Friday, 6 November 2020

Noreco: Tyra redevelopment project delayed from 2022 into Q2 2023


Norwegian Energy Company ASA (“Noreco” or “the Company”) announces today the following update on the Tyra Redevelopment Project:

  • As a consequence of the ongoing COVID-19 pandemic, first production from the Tyra Redevelopment is expected in Q2 2023 instead of 2022 as previously communicated
  • The project remains on track to be delivered within budget

Due to COVID-19, local governmental imposed restrictions at the fabrication yards have impacted the schedule of the new Tyra topsides, including through the global supply chain delivering key components for the topsides.
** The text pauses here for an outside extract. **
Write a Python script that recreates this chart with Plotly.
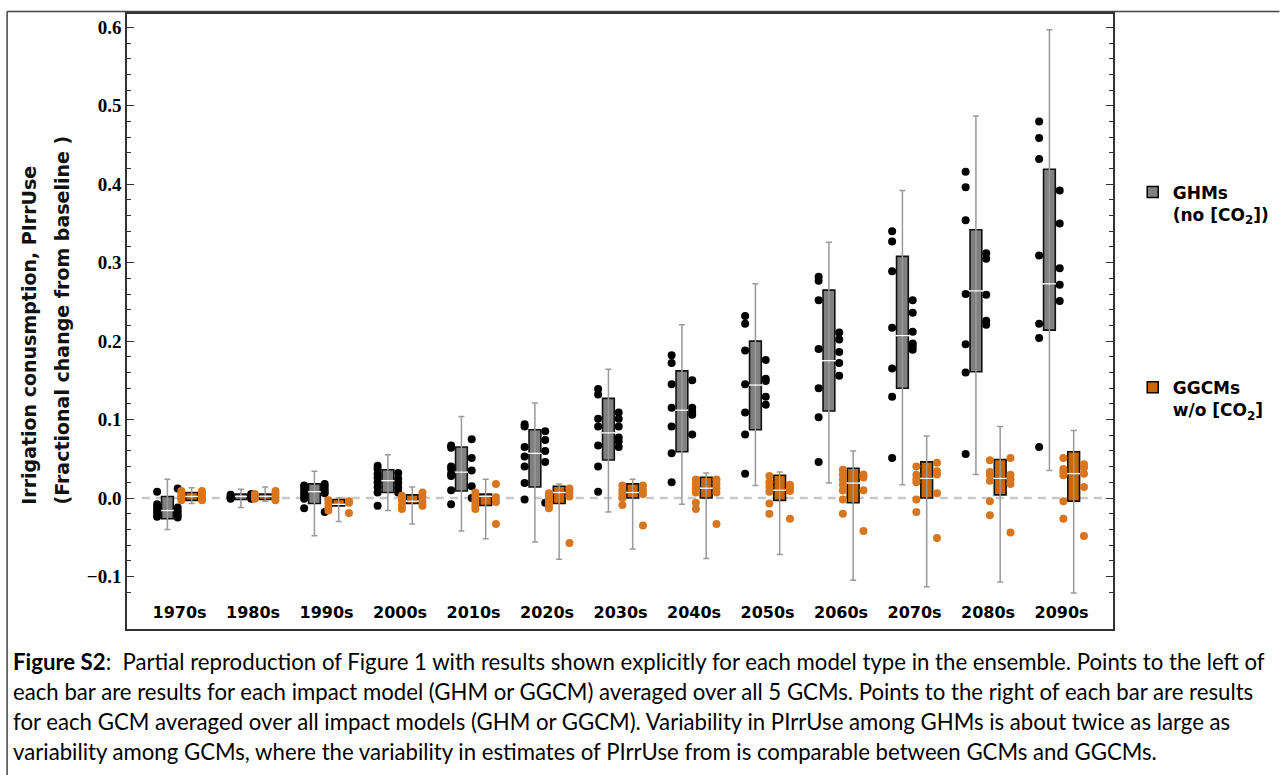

As a direct consequence of this impact the installation of the four new topsides is rescheduled from 2021 to a 2022 installation-window. 

First production from the redeveloped Tyra is then expected in Q2 2023.


 Facts:  

  • Noreco is a North Sea E&P company and the second largest producer in Denmark with a 36.8% ownership in The Danish Underground Consortium (“DUC”).
  • The DUC is a partnership between the operator Total (43.2%), Noreco (36.8%) and Nordsøfonden (20%).
  • The Tyra Field is the largest gas condensate field in the Danish Sector of the North Sea. Its facilities process more than 90% of the gas produced in Denmark, as well as the entire gas production of the DUC.
  • Due to seabed subsidence, the Tyra field required a redevelopment, a project that was sanctioned by the DUC in 2017.
  • The Tyra Redevelopment consists of three main elements: Removal and decommissioning of the prior Tyra platforms, reuse and 13 meters extension of the current jackets at six platforms that will have new topsides and a new process platform and a new accommodation platform. The project is, to date, the largest project carried out on Danish Continental Shelf. 
  • When back in operation, Tyra is expected to reach peak production of approximately 60,000 boepd.
Original article link:

Friday, 1 December 2017

Breathing new life into Tyra

The Danish Underground Consortium ("DUC") has approved an investment of DKK21 billion (USD3.4 billion) for the full redevelopment of the Tyra field.

DUC members are Total/Mærsk (31.2 %), Shell (36.8 %), Chevron (12 %) and Nordsøfonden (20 %). The development will ensure continued production from Denmark's largest field for years to come and will also rejuvenate important Danish offshore infrastructure. About 80% of the investment will be for modification of existing and construction of new facilities, with the remainder for decommissioning and removal.

The Mærsk press release noted:
"Tyra is the centre of Denmark’s national energy infrastructure, processing 90% of the nation’s gas production.

Through new development projects and third party tie-ins, the redevelopment of Tyra can be a catalyst for extending the life of the Danish North Sea – not just for Maersk Oil and the DUC, but also for Denmark."

"The new infrastructure can enable operators to pursue new gas projects in the northern part of the North Sea, where the most recent development, Tyra Southeast, delivered first gas in 2015 and is producing above expectations."

"The redeveloped Tyra is expected to deliver approximately 60.000 barrels of oil equivalent per day at peak, and it is estimated that the redevelopment can enable the production of more than 200 million barrels of oil equivalent. Approximately 2/3 of the production is expected to be gas and 1/3 to be oil."

The redevelopment has received government approval and will commence in 2019 with the field being shut-in between November 2019 and Summer 2022 for the works to take place.